After that, 1968, I don’t recall another Independence Day until 1976, two days after I arrived in San Francisco. I rode the 22 Fillmore bus to SF’s Marina Green and spent the day enjoying the sun (a freakish notion for a refugee from Summer in Phoenix) and playing volleyball. The weather was perfect until the sun went down and the fog rolled in. By the time it was dark enough for fireworks, the fog was heavy and low. All you could see was a vague glow of color in the sky. I loved it.

Since then, they’ve moved the SF fireworks further away from the Golden Gate, with mixed results. Some years you can see the fireworks and some years you can’t. I’ve watched them from the roof of Fox Plaza (29 floors up) and from the northern slope of Russian Hill, where we sat of the sidewalk steps and enjoyed whatever we could see between the buildings on either side. And now, for the past ten or so years, I’ve been at Berkeley. 
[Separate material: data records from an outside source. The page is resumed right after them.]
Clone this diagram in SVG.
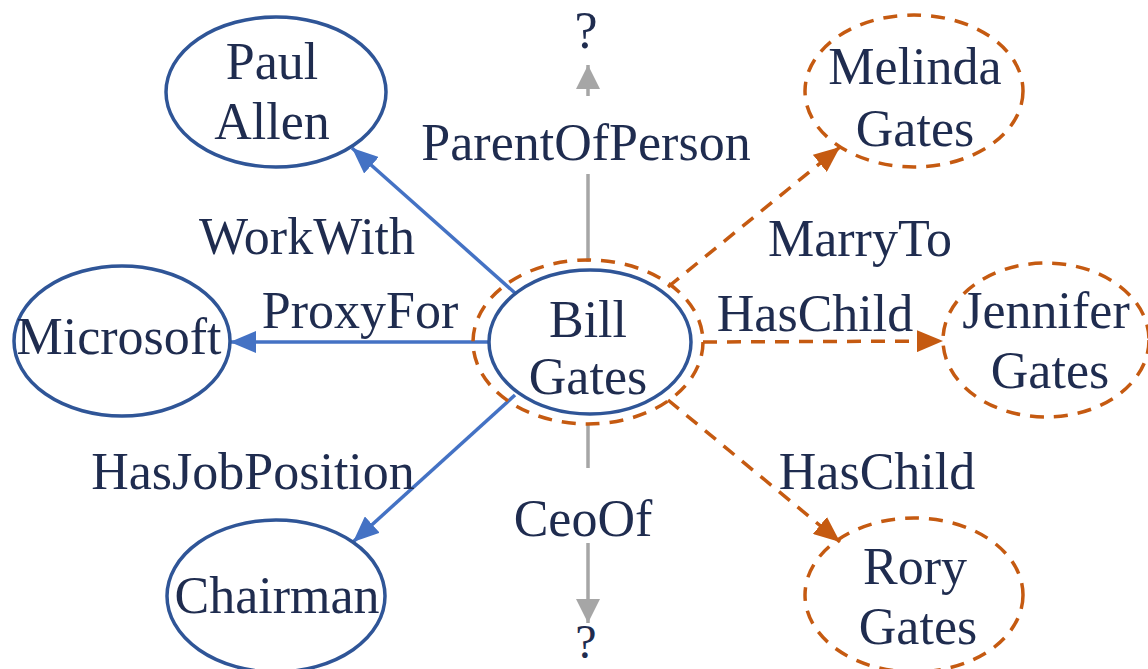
<svg xmlns="http://www.w3.org/2000/svg" width="1148" height="669" viewBox="0 0 1148 669">
<style>
text{font-family:"Liberation Serif","Times New Roman",serif;font-size:52px;fill:#1f2c4f;text-anchor:middle}
.n{fill:#fff;stroke:#2f5597;stroke-width:3.5}
.d{fill:none;stroke:#c55a11;stroke-width:3.5;stroke-dasharray:14 10}
.b{stroke:#4472c4;stroke-width:3.5;fill:none}
.o{stroke:#c55a11;stroke-width:3.5;fill:none;stroke-dasharray:14 10}
.g{stroke:#a6a6a6;stroke-width:3.5;fill:none}
</style>
<defs>
<marker id="ab" markerUnits="userSpaceOnUse" markerWidth="28" markerHeight="22" refX="26" refY="11" orient="auto"><path d="M0,0 L26,11 L0,22 Z" fill="#4472c4"/></marker>
<marker id="ao" markerUnits="userSpaceOnUse" markerWidth="28" markerHeight="22" refX="26" refY="11" orient="auto"><path d="M0,0 L26,11 L0,22 Z" fill="#c55a11"/></marker>
<marker id="ag" markerUnits="userSpaceOnUse" markerWidth="26" markerHeight="24" refX="24" refY="12" orient="auto"><path d="M0,0 L24,12 L0,24 Z" fill="#a6a6a6"/></marker>
</defs>
<g id="connectors">
<line class="b" x1="515" y1="293" x2="352" y2="148" marker-end="url(#ab)"/>
<line class="b" x1="489" y1="342" x2="230" y2="342" marker-end="url(#ab)"/>
<line class="b" x1="515" y1="395" x2="353" y2="542" marker-end="url(#ab)"/>
<line class="o" x1="668" y1="287" x2="840" y2="147" marker-end="url(#ao)"/>
<line class="o" x1="703" y1="342" x2="943" y2="341" marker-end="url(#ao)"/>
<line class="o" x1="668" y1="400" x2="840" y2="542" marker-end="url(#ao)"/>
<line class="g" x1="588" y1="262" x2="588" y2="174"/>
<line class="g" x1="588" y1="96" x2="588" y2="65" marker-end="url(#ag)"/>
<line class="g" x1="588" y1="424" x2="588" y2="468"/>
<line class="g" x1="588" y1="543" x2="588" y2="623" marker-end="url(#ag)"/>
<text x="307" y="254">WorkWith</text>
<text x="360" y="328">ProxyFor</text>
<text x="253" y="489">HasJobPosition</text>
<text x="860" y="256">MarryTo</text>
<text x="815" y="331">HasChild</text>
<text x="877" y="489">HasChild</text>
<text x="583" y="536">CeoOf</text>
<text x="586" y="160">ParentOfPerson</text>
<text x="586" y="48">?</text>
<text x="586" y="658" style="font-size:48px">?</text>
</g>
<g id="bill-gates">
<ellipse class="d" cx="588" cy="342" rx="115" ry="82"/>
<ellipse class="n" cx="590" cy="342" rx="101" ry="72"/>
<text x="588" y="337">Bill</text>
<text x="588" y="394">Gates</text>
</g>
<g id="paul-allen">
<ellipse class="n" cx="276" cy="92" rx="110" ry="75"/>
<text x="272" y="79">Paul</text>
<text x="272" y="139">Allen</text>
</g>
<g id="microsoft">
<ellipse class="n" cx="122" cy="341" rx="108" ry="75"/>
<text x="119" y="354">Microsoft</text>
</g>
<g id="chairman">
<ellipse class="n" cx="276" cy="596" rx="109" ry="76"/>
<text x="277" y="613">Chairman</text>
</g>
<g id="melinda-gates">
<ellipse class="d" cx="914" cy="91" rx="109" ry="76"/>
<text x="915" y="84">Melinda</text>
<text x="915" y="146">Gates</text>
</g>
<g id="jennifer-gates">
<ellipse class="d" cx="1046" cy="340" rx="103" ry="77"/>
<text x="1046" y="328">Jennifer</text>
<text x="1050" y="388">Gates</text>
</g>
<g id="rory-gates">
<ellipse class="d" cx="914" cy="595" rx="109" ry="77"/>
<text x="915" y="584">Rory</text>
<text x="918" y="644">Gates</text>
</g>
</svg>
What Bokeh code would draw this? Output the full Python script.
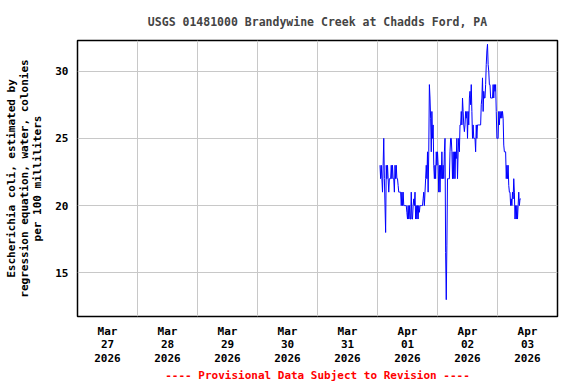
import pandas as pd
from bokeh.plotting import figure
from bokeh.models import FixedTicker, Range1d
from bokeh.embed import file_html
from bokeh.resources import INLINE

# E. coli estimate, 15-minute values starting 2026-04-01 01:00
values = [
    23, 22, 23, 22, 21, 23, 25, 22,
    20, 18, 23, 22, 23, 22, 21, 22,
    22, 22, 23, 22, 23, 22, 22, 21,
    23, 22, 23, 22, 22, 21.5, 21, 21,
    21, 21, 20, 21, 20, 21, 20, 20,
    20, 20, 20, 19.5, 19, 20, 19, 20,
    19, 19, 21, 19, 19, 20, 20.5, 20,
    21, 19, 20, 19, 20, 19, 20, 19.5,
    20, 20, 20, 20, 20, 20.5, 21, 20,
    21, 22, 23, 22, 24, 21, 24, 29,
    28, 26.5, 24, 27, 25, 26, 23, 22,
    23, 22, 24, 23, 24, 23, 21, 23,
    21, 23, 22, 24, 22, 23, 22, 24,
    25, 16.5, 13, 17, 22, 22, 22, 22,
    24, 25, 25, 24, 22, 24, 22, 24,
    22, 24, 23.5, 25, 22, 24, 25, 24,
    26, 26, 27, 26, 28, 27, 26, 25.5,
    26, 27, 26.5, 27, 25, 27, 26, 28,
    28.5, 27.5, 29, 27, 25, 26, 25, 25,
    25, 24, 26, 25, 26, 26, 26, 26,
    26, 26, 27.5, 28, 29.5, 27, 28.5, 28,
    28, 29, 30.5, 31.5, 32, 30.5, 30, 29,
    29, 28, 28, 28, 28, 29, 28, 29,
    28.5, 29, 27, 25, 25, 25, 27, 26,
    27, 26.5, 27, 26.5, 27, 26.5, 24.5, 24,
    24, 24, 22, 23, 22, 23, 21.5, 21,
    21, 20, 20.5, 20, 21, 20.5, 22, 21,
    19, 20, 19, 20, 19, 20, 21, 20,
    20.5, 20.5,
]
start_time = "2026-04-01 01:00"
times = pd.date_range(start_time, periods=len(values), freq="15min")

day_labels = ["Mar\n27\n2026", "Mar\n28\n2026", "Mar\n29\n2026", "Mar\n30\n2026",
              "Mar\n31\n2026", "Apr\n01\n2026", "Apr\n02\n2026", "Apr\n03\n2026"]
days = pd.date_range("2026-03-27", periods=8, freq="D")
y_ticks = [15, 20, 25, 30]

def ms(t):
    return pd.Timestamp(t).value / 1e6

noon_ticks = [ms(d + pd.Timedelta(hours=12)) for d in days]
midnight_ticks = [ms(d) for d in days[1:]]

FONT = "DejaVu Sans Mono"

p = figure(
    x_axis_type="datetime",
    width=576, height=384,
    min_border_left=77, min_border_right=19, min_border_top=40, min_border_bottom=68,
    output_backend="svg", toolbar_location=None,
    title="USGS 01481000 Brandywine Creek at Chadds Ford, PA",
)
p.x_range = Range1d(ms("2026-03-27"), ms("2026-04-04"))
p.y_range = Range1d(11.75, 32.28)

p.line([ms(t) for t in times], values, line_color="#0000ff", line_width=1)

p.title.align = "center"
p.title.text_font = FONT
p.title.text_font_size = "11.5px"
p.title.text_font_style = "bold"
p.title.standoff = 23

p.outline_line_color = "black"
p.outline_line_width = 1.5
p.outline_line_alpha = 1

p.xaxis.ticker = FixedTicker(ticks=noon_ticks)
p.xaxis.major_label_overrides = {t: lab for t, lab in zip(noon_ticks, day_labels)}
p.xgrid.ticker = FixedTicker(ticks=midnight_ticks)
p.yaxis.ticker = FixedTicker(ticks=y_ticks)

for ax in (p.xaxis[0], p.yaxis[0]):
    ax.axis_line_color = None
    ax.major_tick_line_color = None
    ax.minor_tick_line_color = None
    ax.major_tick_out = 0
    ax.major_tick_in = 0
    ax.minor_tick_out = 0
    ax.minor_tick_in = 0
    ax.major_label_text_font = FONT
    ax.major_label_text_font_size = "11px"
    ax.major_label_text_font_style = "bold"
    ax.major_label_text_color = "black"
    ax.major_label_text_line_height = 1.05
    ax.axis_label_text_font = FONT
    ax.axis_label_text_font_size = "11px"
    ax.axis_label_text_font_style = "bold"
    ax.axis_label_text_line_height = 1.0

p.xaxis.major_label_standoff = 8
p.yaxis.major_label_standoff = 9
p.xaxis.axis_label = "---- Provisional Data Subject to Revision ----"
p.xaxis.axis_label_text_color = "red"
p.xaxis.axis_label_standoff = 1
p.yaxis.axis_label = "Escherichia coli, estimated by\nregression equation, water, colonies\nper 100 milliliters"
p.yaxis.axis_label_text_color = "black"
p.yaxis.axis_label_standoff = 8

p.grid.grid_line_color = "#c8c8c8"
p.grid.grid_line_width = 1

open("out.html", "w").write(file_html(p, INLINE))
At first I would stay to the end, shutting down our stations and cleaning up after. There was one year I stayed just to actually watch the fireworks, which are launched off the old Berkeley Pier. it’s a perfectly fine firework display, though not as grand as SF’s. But I’ve learned that if I stay even for the fireworks it takes even longer to get home, and if I stay to clean up I will be riding one of the late night buses back home. Better to bug out early. The only fireworks I actually see now are the private (illegal) ones I see out the windows of the bus or train as we pass through the Oakland battlefield. Last night there were two fires in Oakland, though I didn't hear if they were firework related.

Next up on my work calendar: Bastille Day!